We were greatly honored when a prominent rabbi joined us with his wife and daughter. He was fatigued, having just returned from Israel to speak at the opening of the U.S. embassy in Jerusalem, but his wife and daughter — the daughter especially — were fired up. Before they arrived I’d been amiably chatting with cousins about baseball players of old. A few who sensed what was about to happen discreetly vanished before the wife, then the daughter launched into an extended diatribe (although it might have been only two minutes and felt like two days) that culminated with the daughter declaring that if Palestinian mothers loved their children as much as they hated Jews, Israel wouldn’t have an Arab problem.

Most of my cousins are secular, but one is devoutly orthodox. She sat across from me during the daughter’s tirade and must have watched me at some point, because after I returned home she sent an email remarking on my discomfited silence.

We had never discussed Israel before. Some of us become so used to hiding our Jewishness we even conceal it from each other.

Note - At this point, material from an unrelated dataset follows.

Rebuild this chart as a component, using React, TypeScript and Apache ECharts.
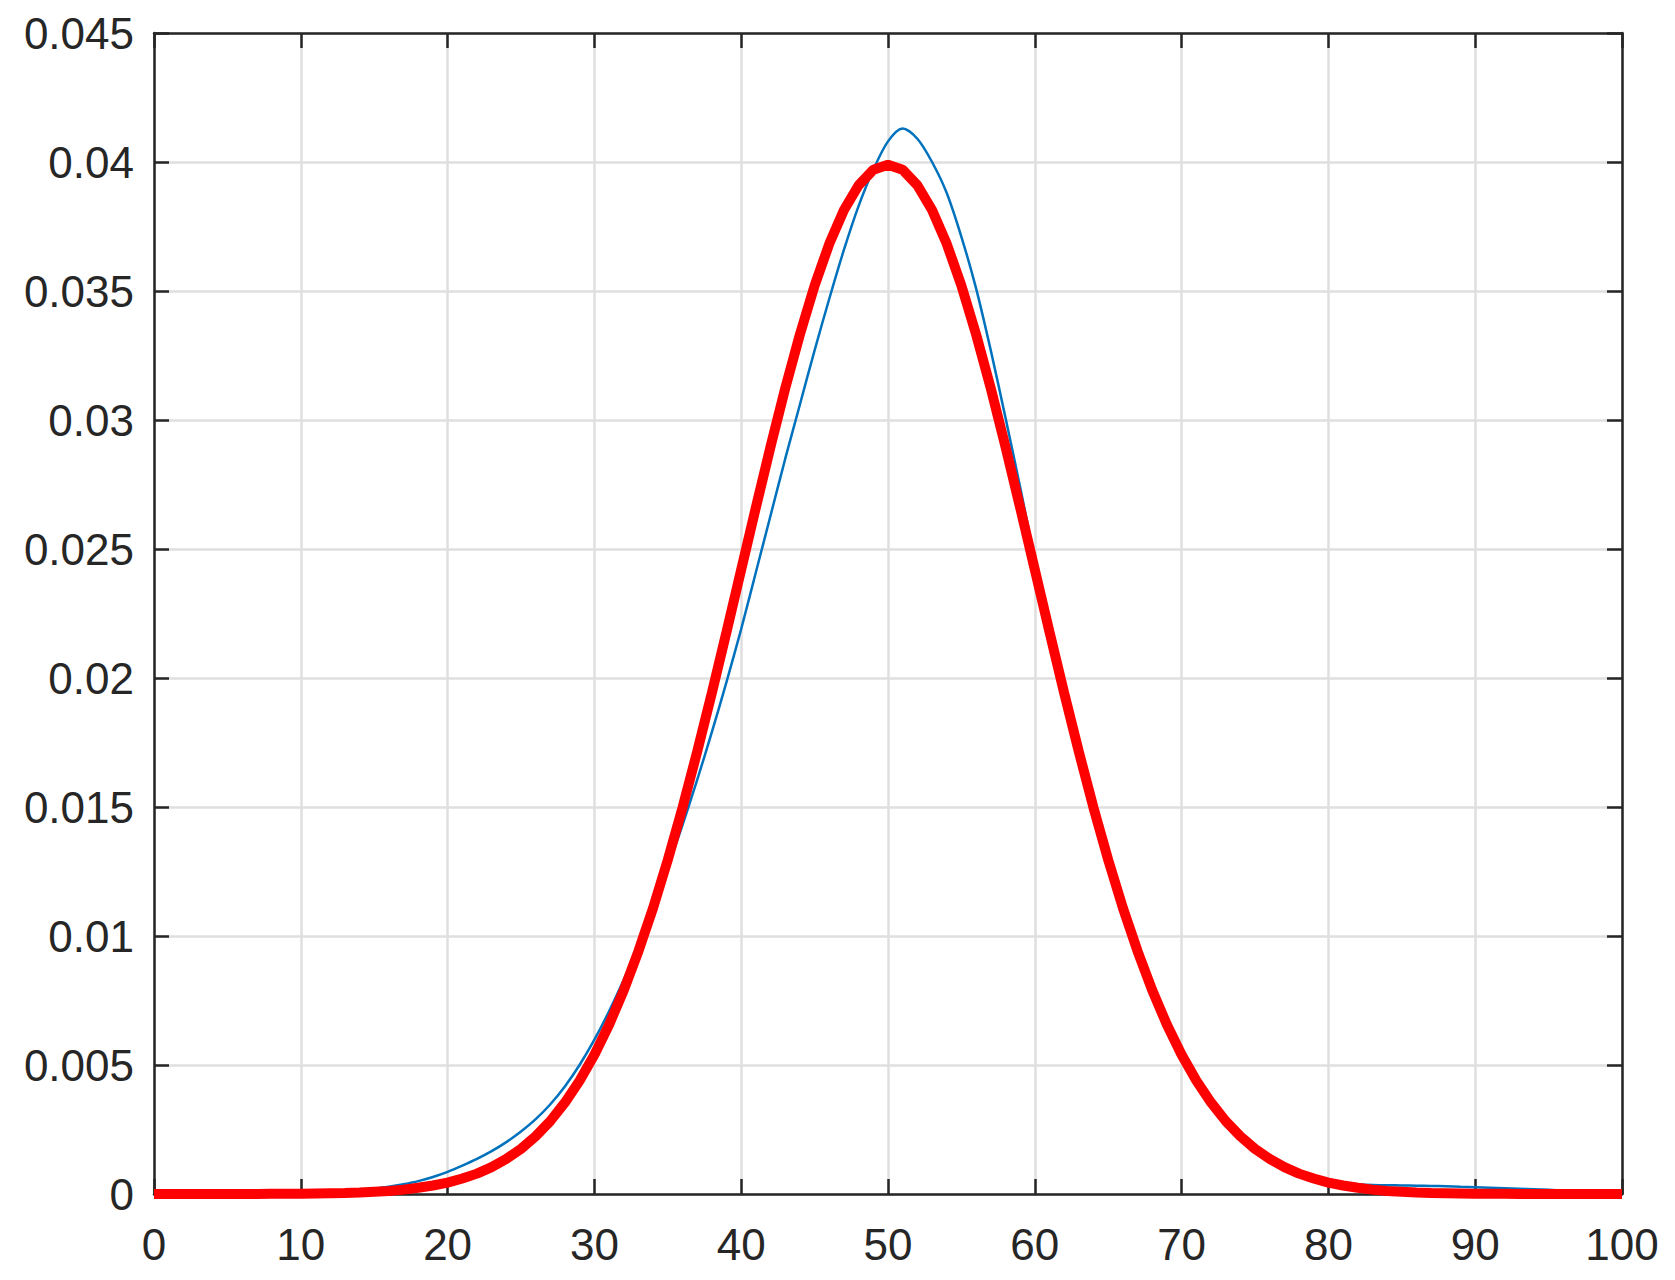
import React, { useEffect, useRef } from "react";
import * as echarts from "echarts";

const xValues = [
  0, 1, 2, 3, 4, 5, 6, 7, 8, 9,
  10, 11, 12, 13, 14, 15, 16, 17, 18, 19,
  20, 21, 22, 23, 24, 25, 26, 27, 28, 29,
  30, 31, 32, 33, 34, 35, 36, 37, 38, 39,
  40, 41, 42, 43, 44, 45, 46, 47, 48, 49,
  50, 51, 52, 53, 54, 55, 56, 57, 58, 59,
  60, 61, 62, 63, 64, 65, 66, 67, 68, 69,
  70, 71, 72, 73, 74, 75, 76, 77, 78, 79,
  80, 81, 82, 83, 84, 85, 86, 87, 88, 89,
  90, 91, 92, 93, 94, 95, 96, 97, 98, 99,
  100,
];

// blue (estimated density)
const blueValues = [
  0, 0, 0, 0, 0.00001, 0.00001, 0.00001, 0.00002, 0.00002, 0.00003,
  0.00004, 0.00005, 0.00007, 0.0001, 0.00014, 0.0002, 0.00028, 0.00038, 0.0005, 0.00066,
  0.00086, 0.0011, 0.00136, 0.00166, 0.00201, 0.00242, 0.0029, 0.00348, 0.00418, 0.00501,
  0.00598, 0.00708, 0.0083, 0.00965, 0.0111, 0.01265, 0.0143, 0.01605, 0.0179, 0.01985,
  0.0219, 0.0241, 0.0263, 0.0285, 0.0306, 0.0327, 0.0347, 0.0366, 0.0383, 0.0397,
  0.0408, 0.0413, 0.0409, 0.04, 0.0388, 0.0371, 0.0351, 0.0327, 0.0301, 0.0274,
  0.0246, 0.0219, 0.0193, 0.017, 0.0148, 0.0128, 0.0109, 0.0092, 0.0077, 0.00635,
  0.0052, 0.0042, 0.0034, 0.00272, 0.00215, 0.00168, 0.0013, 0.00101, 0.00079, 0.00063,
  0.00051, 0.00043, 0.00038, 0.00035, 0.00034, 0.00033, 0.00032, 0.00031, 0.0003, 0.00028,
  0.00026, 0.00024, 0.00022, 0.0002, 0.00018, 0.00016, 0.00013, 0.0001, 0.00007, 0.00005,
  0.00003,
];

// red (reference normal density)
const redValues = [
  0, 0, 0, 0, 0, 0, 0, 0, 0.00001, 0.00001,
  0.00001, 0.00002, 0.00003, 0.00004, 0.00006, 0.00009, 0.00012, 0.00017, 0.00024, 0.00033,
  0.00044, 0.0006, 0.00079, 0.00104, 0.00136, 0.00175, 0.00224, 0.00283, 0.00355, 0.0044,
  0.0054, 0.00656, 0.0079, 0.00941, 0.01109, 0.01295, 0.01497, 0.01714, 0.01942, 0.02179,
  0.0242, 0.02661, 0.02897, 0.03123, 0.03332, 0.03521, 0.03683, 0.03814, 0.0391, 0.0397,
  0.03989, 0.0397, 0.0391, 0.03814, 0.03683, 0.03521, 0.03332, 0.03123, 0.02897, 0.02661,
  0.0242, 0.02179, 0.01942, 0.01714, 0.01497, 0.01295, 0.01109, 0.00941, 0.0079, 0.00656,
  0.0054, 0.0044, 0.00355, 0.00283, 0.00224, 0.00175, 0.00136, 0.00104, 0.00079, 0.0006,
  0.00044, 0.00033, 0.00024, 0.00017, 0.00012, 0.00009, 0.00006, 0.00004, 0.00003, 0.00002,
  0.00001, 0.00001, 0.00001, 0, 0, 0, 0, 0, 0, 0,
  0,
];

const AXIS_COLOR = "#262626";
const GRID_COLOR = "#dfdfdf";
const FONT = "'Liberation Sans', Arial, Helvetica, sans-serif";

function fmtY(v: number): string {
  if (Math.abs(v) < 1e-12) return "0";
  return String(parseFloat(v.toFixed(4)));
}

export default function App() {
  const ref = useRef<HTMLDivElement>(null);

  useEffect(() => {
    document.body.style.margin = "0";
    if (!ref.current) return;
    const chart = echarts.init(ref.current, undefined, { renderer: "svg" });

    const blueData = xValues.map((x, i) => [x, blueValues[i]]);
    const redData = xValues.map((x, i) => [x, redValues[i]]);

    const tickCommon = {
      show: true,
      inside: true,
      length: 15,
      lineStyle: { color: AXIS_COLOR, width: 2.5 },
    };
    const lineCommon = {
      show: true,
      onZero: false,
      lineStyle: { color: AXIS_COLOR, width: 2.5 },
    };

    chart.setOption({
      animation: false,
      backgroundColor: "#ffffff",
      grid: { left: 154, top: 33, right: 53, bottom: 86, containLabel: false },
      xAxis: [
        {
          type: "value",
          min: 0,
          max: 100,
          interval: 10,
          position: "bottom",
          axisLine: lineCommon,
          axisTick: tickCommon,
          axisLabel: {
            color: AXIS_COLOR,
            fontSize: 44,
            fontFamily: FONT,
            margin: 28,
          },
          splitLine: { show: true, lineStyle: { color: GRID_COLOR, width: 2.5 } },
        },
        {
          type: "value",
          min: 0,
          max: 100,
          interval: 10,
          position: "top",
          axisLine: lineCommon,
          axisTick: tickCommon,
          axisLabel: { show: false },
          splitLine: { show: false },
        },
      ],
      yAxis: [
        {
          type: "value",
          min: 0,
          max: 0.045,
          interval: 0.005,
          position: "left",
          axisLine: lineCommon,
          axisTick: tickCommon,
          axisLabel: {
            color: AXIS_COLOR,
            fontSize: 44,
            fontFamily: FONT,
            margin: 20,
            formatter: (v: number) => fmtY(v),
          },
          splitLine: { show: true, lineStyle: { color: GRID_COLOR, width: 2.5 } },
        },
        {
          type: "value",
          min: 0,
          max: 0.045,
          interval: 0.005,
          position: "right",
          axisLine: lineCommon,
          axisTick: tickCommon,
          axisLabel: { show: false },
          splitLine: { show: false },
        },
      ],
      series: [
        {
          type: "line",
          data: blueData,
          showSymbol: false,
          symbol: "none",
          smooth: 0.3,
          lineStyle: { color: "#0072BD", width: 2.5 },
          clip: false,
          z: 3,
        },
        {
          type: "line",
          data: redData,
          showSymbol: false,
          symbol: "none",
          lineStyle: { color: "#FF0000", width: 10 },
          clip: false,
          z: 4,
        },
      ],
    });

    return () => {
      chart.dispose();
    };
  }, []);

  return <div ref={ref} style={{ width: 1675, height: 1280 }} />;
}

I told her I was quiet mainly because I was so startled and felt the daughter’s strident political speechifying inappropriate for a shiva call. Which was true — but not wholly true. I adore my cousin, so I took what you might call a leap of faith and fully opened up:

“It is true, though, as I’m sure you suspected, that I didn’t entirely agree with the message, either. I am one of a rapidly-dwindling minority despised by both sides of the dispute: a liberal Zionist. I do not question Israel’s right to exist, and find extremely offensive any hint that it doesn’t. [Note: today I’d say I support Israel’s right to exist as a Jewish state.] I also agree that the Arab world would do much better by emulating Israel rather than fighting it. At the same time, though, I don’t believe any country, including Israel (which, based on its people’s history, should know better) has a right to treat people in a racist, discriminatory, or imperialistic manner. That only exacerbates instability and over the long run guarantees disaster, regardless of military advantage. I feel many of Israel’s policies toward Arabs are racist, discriminatory, and imperialistic, and when I hear someone support those policies by generalizing about Arabs and relying almost entirely on inductive reasoning to support her arguments, I’m sorry, but that just further convinces me.”

My cousin, who had served as the daughter’s literal amen chorus, rewarded my leap with understanding. “It’s complicated,” she acknowledged. Her bottom line: “It’s important for us to be supportive of Israel regardless of any religious standings simply because at the end of the day, Israel is our insurance policy (for ALL Jews).”

It’s an insurance policy I hope I never have to make a claim on. I am an American and aspire to reach a contented old age here. But as someone imbued with Dara Horn’s “epigenetic instincts reminding me that I am only a guest,” thoughts of emigration have crossed my mind since the 1980s. Israel wouldn’t be my first choice of refuge, but that presumes I’d have a choice. So the ultimate reason I wish for Israel’s sustained, peaceful existence is the same as my orthodox cousin’s: it meets Robert Frost’s definition of home. When you go there, they have to take you in — and in my case, they have to take your fabulous non-Jewish wife, too.

Robert Frost around the time he published “Death of the Hired Man” (1914). He modified his definition of home in the poem’s next lines: “I should have called it/Something you somehow haven’t to deserve.”